● TASK OBJECTIVE:
Transcribe the records exactly. Pictures do not belong in the transcription.

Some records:
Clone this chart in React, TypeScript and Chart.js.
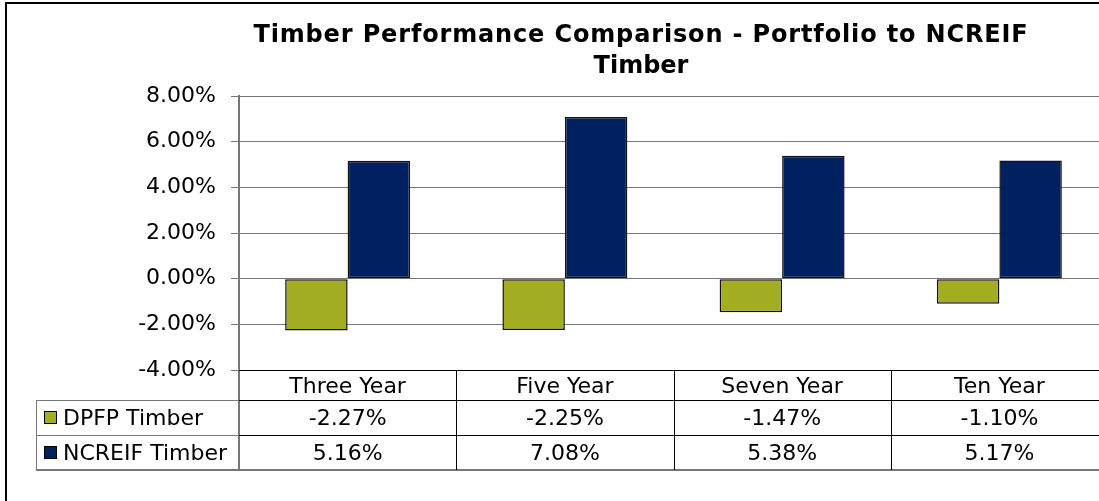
import React, { useEffect, useRef } from "react";
import { Chart, registerables } from "chart.js";

Chart.register(...registerables);

const categories = ["Three Year", "Five Year", "Seven Year", "Ten Year"];
const dpfpValues = [-2.27, -2.25, -1.47, -1.1];
const ncreifValues = [5.16, 7.08, 5.38, 5.17];
const seriesNames = ["DPFP Timber", "NCREIF Timber"];
const titleLines = ["Timber Performance Comparison - Portfolio to NCREIF", "Timber"];

const FONT = "'DejaVu Sans', Verdana, sans-serif";
const GREEN = "#A2AD22";
const NAVY = "#002060";
const GRID = "#777777";

const fmt = (v: number) => v.toFixed(2) + "%";

const framePlugin = {
  id: "frame",
  beforeDraw(chart: any) {
    const ctx = chart.ctx;
    ctx.save();
    ctx.fillStyle = "#ffffff";
    ctx.fillRect(0, 0, chart.width, chart.height);
    ctx.strokeStyle = "#000000";
    ctx.lineWidth = 2;
    ctx.strokeRect(6, 3, chart.width + 20, chart.height + 20);
    ctx.restore();
  },
  afterDraw(chart: any) {
    const ctx = chart.ctx;
    const area = chart.chartArea;
    const xs = chart.scales.x;
    // title
    ctx.save();
    ctx.fillStyle = "#000";
    ctx.font = `bold 24px ${FONT}`;
    ctx.textAlign = "center";
    ctx.textBaseline = "alphabetic";
    try {
      (ctx as any).letterSpacing = "0.85px";
    } catch (e) {}
    ctx.fillText(titleLines[0], 641, 42);
    try {
      (ctx as any).letterSpacing = "0px";
    } catch (e) {}
    ctx.fillText(titleLines[1], 641, 73);

    // data table
    const top = area.bottom;
    const r1 = top + 30;
    const r2 = r1 + 35;
    const r3 = r2 + 35;
    const legendLeft = 36;
    const n = categories.length;
    const cw = (area.right - area.left) / n;

    ctx.lineWidth = 1;
    ctx.strokeStyle = GRID;
    ctx.beginPath();
    ctx.moveTo(legendLeft + 0.5, r1);
    ctx.lineTo(legendLeft + 0.5, r3);
    ctx.moveTo(legendLeft, r1 + 0.5);
    ctx.lineTo(area.left, r1 + 0.5);
    ctx.moveTo(legendLeft, r2 + 0.5);
    ctx.lineTo(area.left, r2 + 0.5);
    ctx.stroke();
    ctx.lineWidth = 2;
    ctx.beginPath();
    ctx.moveTo(legendLeft, r3);
    ctx.lineTo(area.right + 5, r3);
    ctx.stroke();
    ctx.beginPath();
    ctx.moveTo(area.left, top);
    ctx.lineTo(area.left, r3);
    ctx.stroke();

    ctx.strokeStyle = "#000";
    ctx.lineWidth = 1;
    ctx.beginPath();
    ctx.moveTo(area.left, top + 0.5);
    ctx.lineTo(area.right, top + 0.5);
    ctx.moveTo(area.left, r1 + 0.5);
    ctx.lineTo(area.right, r1 + 0.5);
    ctx.moveTo(area.left, r2 + 0.5);
    ctx.lineTo(area.right, r2 + 0.5);
    for (let i = 1; i <= n; i++) {
      const x = Math.round(area.left + i * cw) + 0.5;
      ctx.moveTo(x, top);
      ctx.lineTo(x, r3);
    }
    ctx.stroke();

    ctx.font = `22px ${FONT}`;
    ctx.fillStyle = "#000";
    ctx.textAlign = "center";
    for (let i = 0; i < n; i++) {
      const cx = xs.getPixelForTick(i);
      ctx.fillText(categories[i], cx, r1 - 7);
      ctx.fillText(fmt(dpfpValues[i]), cx, r2 - 10);
      ctx.fillText(fmt(ncreifValues[i]), cx, r3 - 10);
    }
    const colors = [GREEN, NAVY];
    const rows = [r1, r2];
    ctx.textAlign = "left";
    for (let k = 0; k < 2; k++) {
      const y0 = rows[k] + 11;
      ctx.fillStyle = colors[k];
      ctx.fillRect(44, y0, 13, 13);
      ctx.strokeStyle = "#000";
      ctx.lineWidth = 1;
      ctx.strokeRect(44.5, y0 + 0.5, 12, 12);
      ctx.fillStyle = "#000";
      ctx.fillText(seriesNames[k], 63, rows[k] + 25);
    }
    ctx.restore();
  },
};

export default function App() {
  const ref = useRef<HTMLCanvasElement | null>(null);
  useEffect(() => {
    document.body.style.margin = "0";
    document.body.style.overflow = "hidden";
    const canvas = ref.current!;
    const chart = new Chart(canvas, {
      type: "bar",
      data: {
        labels: categories,
        datasets: [
          {
            label: seriesNames[0],
            data: dpfpValues,
            backgroundColor: GREEN,
            borderColor: "#111",
            borderWidth: 1.5,
            borderSkipped: false,
            categoryPercentage: 0.575,
            barPercentage: 1,
          },
          {
            label: seriesNames[1],
            data: ncreifValues,
            backgroundColor: NAVY,
            borderColor: "#111",
            borderWidth: 1.5,
            borderSkipped: false,
            categoryPercentage: 0.575,
            barPercentage: 1,
          },
        ],
      },
      options: {
        responsive: false,
        animation: false,
        devicePixelRatio: 1,
        layout: { padding: { left: 0, top: 96, right: 12, bottom: 150 } },
        plugins: {
          legend: { display: false },
          tooltip: { enabled: false },
          title: { display: false },
        },
        scales: {
          x: { display: false },
          y: {
            min: -4,
            max: 8,
            afterFit: (s: any) => {
              s.width = 239;
            },
            ticks: {
              stepSize: 2,
              callback: (v: any) => fmt(Number(v)),
              font: { family: FONT, size: 22 },
              color: "#000",
              padding: 15,
            },
            grid: { color: GRID, tickLength: 8, tickColor: GRID, lineWidth: 1 },
            border: { color: GRID, width: 2 },
          },
        },
      },
      plugins: [framePlugin],
    });
    return () => chart.destroy();
  }, []);
  return (
    <canvas
      ref={ref}
      width={1120}
      height={520}
      style={{ position: "absolute", left: 0, top: 0, width: 1120, height: 520 }}
    />
  );
}
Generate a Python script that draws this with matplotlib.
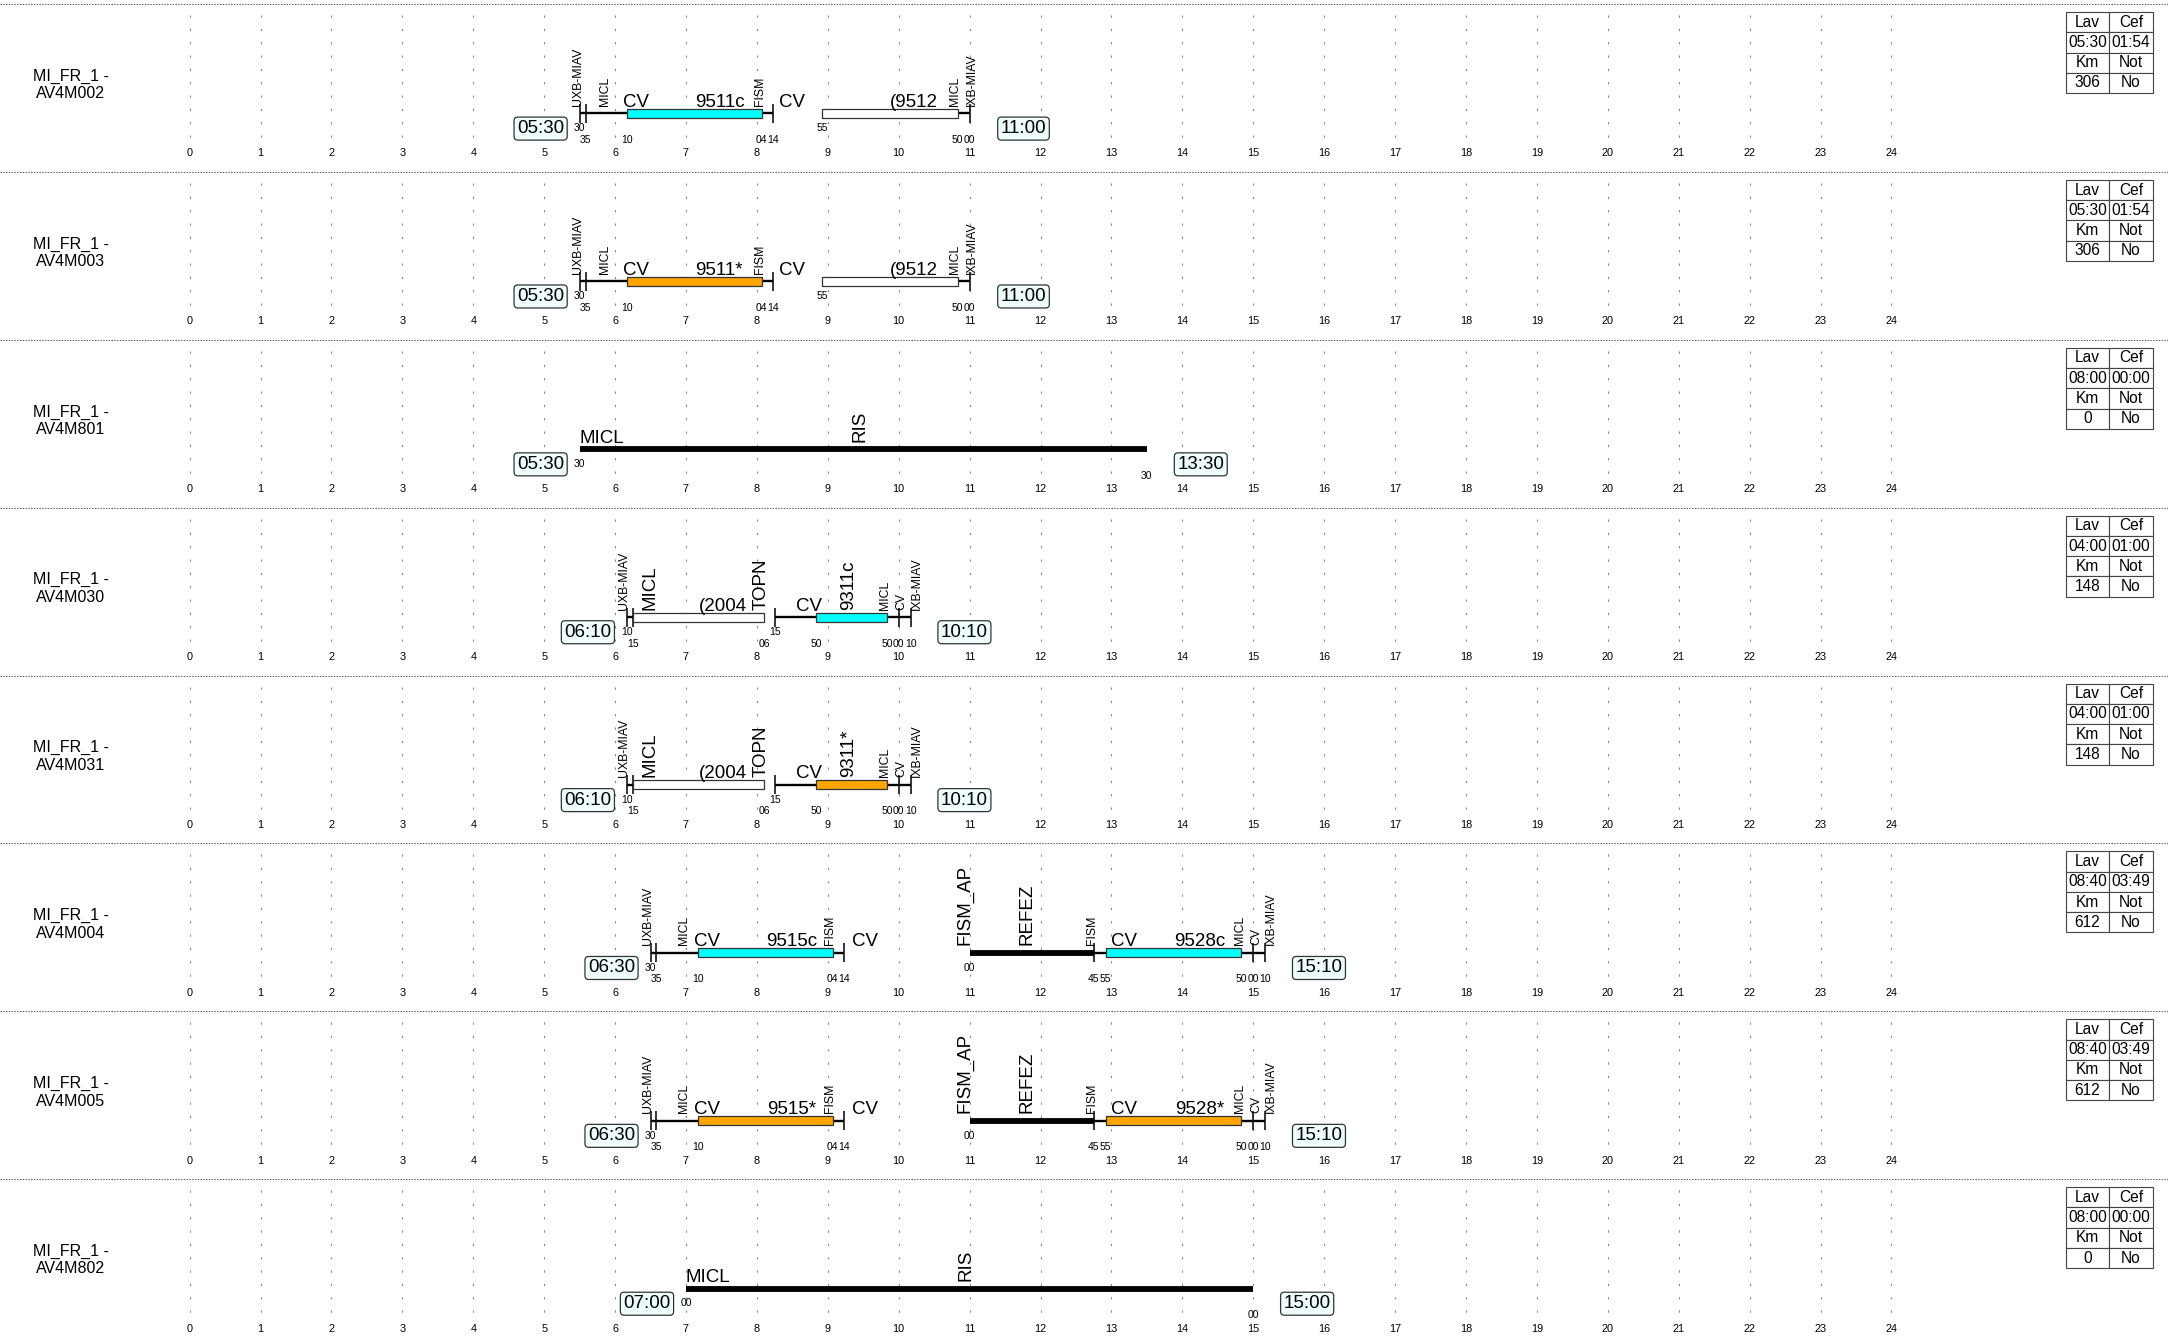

● RESPONSE FOR THIS EXERCISE:
Clone this chart in React, TypeScript and Chart.js.
import React, { useEffect, useRef } from "react";
import { Chart, registerables } from "chart.js";

Chart.register(...registerables);

const categories = ["Three Year", "Five Year", "Seven Year", "Ten Year"];
const dpfpValues = [-2.27, -2.25, -1.47, -1.1];
const ncreifValues = [5.16, 7.08, 5.38, 5.17];
const seriesNames = ["DPFP Timber", "NCREIF Timber"];
const titleLines = ["Timber Performance Comparison - Portfolio to NCREIF", "Timber"];

const FONT = "'DejaVu Sans', Verdana, sans-serif";
const GREEN = "#A2AD22";
const NAVY = "#002060";
const GRID = "#777777";

const fmt = (v: number) => v.toFixed(2) + "%";

const framePlugin = {
  id: "frame",
  beforeDraw(chart: any) {
    const ctx = chart.ctx;
    ctx.save();
    ctx.fillStyle = "#ffffff";
    ctx.fillRect(0, 0, chart.width, chart.height);
    ctx.strokeStyle = "#000000";
    ctx.lineWidth = 2;
    ctx.strokeRect(6, 3, chart.width + 20, chart.height + 20);
    ctx.restore();
  },
  afterDraw(chart: any) {
    const ctx = chart.ctx;
    const area = chart.chartArea;
    const xs = chart.scales.x;
    // title
    ctx.save();
    ctx.fillStyle = "#000";
    ctx.font = `bold 24px ${FONT}`;
    ctx.textAlign = "center";
    ctx.textBaseline = "alphabetic";
    try {
      (ctx as any).letterSpacing = "0.85px";
    } catch (e) {}
    ctx.fillText(titleLines[0], 641, 42);
    try {
      (ctx as any).letterSpacing = "0px";
    } catch (e) {}
    ctx.fillText(titleLines[1], 641, 73);

    // data table
    const top = area.bottom;
    const r1 = top + 30;
    const r2 = r1 + 35;
    const r3 = r2 + 35;
    const legendLeft = 36;
    const n = categories.length;
    const cw = (area.right - area.left) / n;

    ctx.lineWidth = 1;
    ctx.strokeStyle = GRID;
    ctx.beginPath();
    ctx.moveTo(legendLeft + 0.5, r1);
    ctx.lineTo(legendLeft + 0.5, r3);
    ctx.moveTo(legendLeft, r1 + 0.5);
    ctx.lineTo(area.left, r1 + 0.5);
    ctx.moveTo(legendLeft, r2 + 0.5);
    ctx.lineTo(area.left, r2 + 0.5);
    ctx.stroke();
    ctx.lineWidth = 2;
    ctx.beginPath();
    ctx.moveTo(legendLeft, r3);
    ctx.lineTo(area.right + 5, r3);
    ctx.stroke();
    ctx.beginPath();
    ctx.moveTo(area.left, top);
    ctx.lineTo(area.left, r3);
    ctx.stroke();

    ctx.strokeStyle = "#000";
    ctx.lineWidth = 1;
    ctx.beginPath();
    ctx.moveTo(area.left, top + 0.5);
    ctx.lineTo(area.right, top + 0.5);
    ctx.moveTo(area.left, r1 + 0.5);
    ctx.lineTo(area.right, r1 + 0.5);
    ctx.moveTo(area.left, r2 + 0.5);
    ctx.lineTo(area.right, r2 + 0.5);
    for (let i = 1; i <= n; i++) {
      const x = Math.round(area.left + i * cw) + 0.5;
      ctx.moveTo(x, top);
      ctx.lineTo(x, r3);
    }
    ctx.stroke();

    ctx.font = `22px ${FONT}`;
    ctx.fillStyle = "#000";
    ctx.textAlign = "center";
    for (let i = 0; i < n; i++) {
      const cx = xs.getPixelForTick(i);
      ctx.fillText(categories[i], cx, r1 - 7);
      ctx.fillText(fmt(dpfpValues[i]), cx, r2 - 10);
      ctx.fillText(fmt(ncreifValues[i]), cx, r3 - 10);
    }
    const colors = [GREEN, NAVY];
    const rows = [r1, r2];
    ctx.textAlign = "left";
    for (let k = 0; k < 2; k++) {
      const y0 = rows[k] + 11;
      ctx.fillStyle = colors[k];
      ctx.fillRect(44, y0, 13, 13);
      ctx.strokeStyle = "#000";
      ctx.lineWidth = 1;
      ctx.strokeRect(44.5, y0 + 0.5, 12, 12);
      ctx.fillStyle = "#000";
      ctx.fillText(seriesNames[k], 63, rows[k] + 25);
    }
    ctx.restore();
  },
};

export default function App() {
  const ref = useRef<HTMLCanvasElement | null>(null);
  useEffect(() => {
    document.body.style.margin = "0";
    document.body.style.overflow = "hidden";
    const canvas = ref.current!;
    const chart = new Chart(canvas, {
      type: "bar",
      data: {
        labels: categories,
        datasets: [
          {
            label: seriesNames[0],
            data: dpfpValues,
            backgroundColor: GREEN,
            borderColor: "#111",
            borderWidth: 1.5,
            borderSkipped: false,
            categoryPercentage: 0.575,
            barPercentage: 1,
          },
          {
            label: seriesNames[1],
            data: ncreifValues,
            backgroundColor: NAVY,
            borderColor: "#111",
            borderWidth: 1.5,
            borderSkipped: false,
            categoryPercentage: 0.575,
            barPercentage: 1,
          },
        ],
      },
      options: {
        responsive: false,
        animation: false,
        devicePixelRatio: 1,
        layout: { padding: { left: 0, top: 96, right: 12, bottom: 150 } },
        plugins: {
          legend: { display: false },
          tooltip: { enabled: false },
          title: { display: false },
        },
        scales: {
          x: { display: false },
          y: {
            min: -4,
            max: 8,
            afterFit: (s: any) => {
              s.width = 239;
            },
            ticks: {
              stepSize: 2,
              callback: (v: any) => fmt(Number(v)),
              font: { family: FONT, size: 22 },
              color: "#000",
              padding: 15,
            },
            grid: { color: GRID, tickLength: 8, tickColor: GRID, lineWidth: 1 },
            border: { color: GRID, width: 2 },
          },
        },
      },
      plugins: [framePlugin],
    });
    return () => chart.destroy();
  }, []);
  return (
    <canvas
      ref={ref}
      width={1120}
      height={520}
      style={{ position: "absolute", left: 0, top: 0, width: 1120, height: 520 }}
    />
  );
}
Generate a Python script that draws this with matplotlib.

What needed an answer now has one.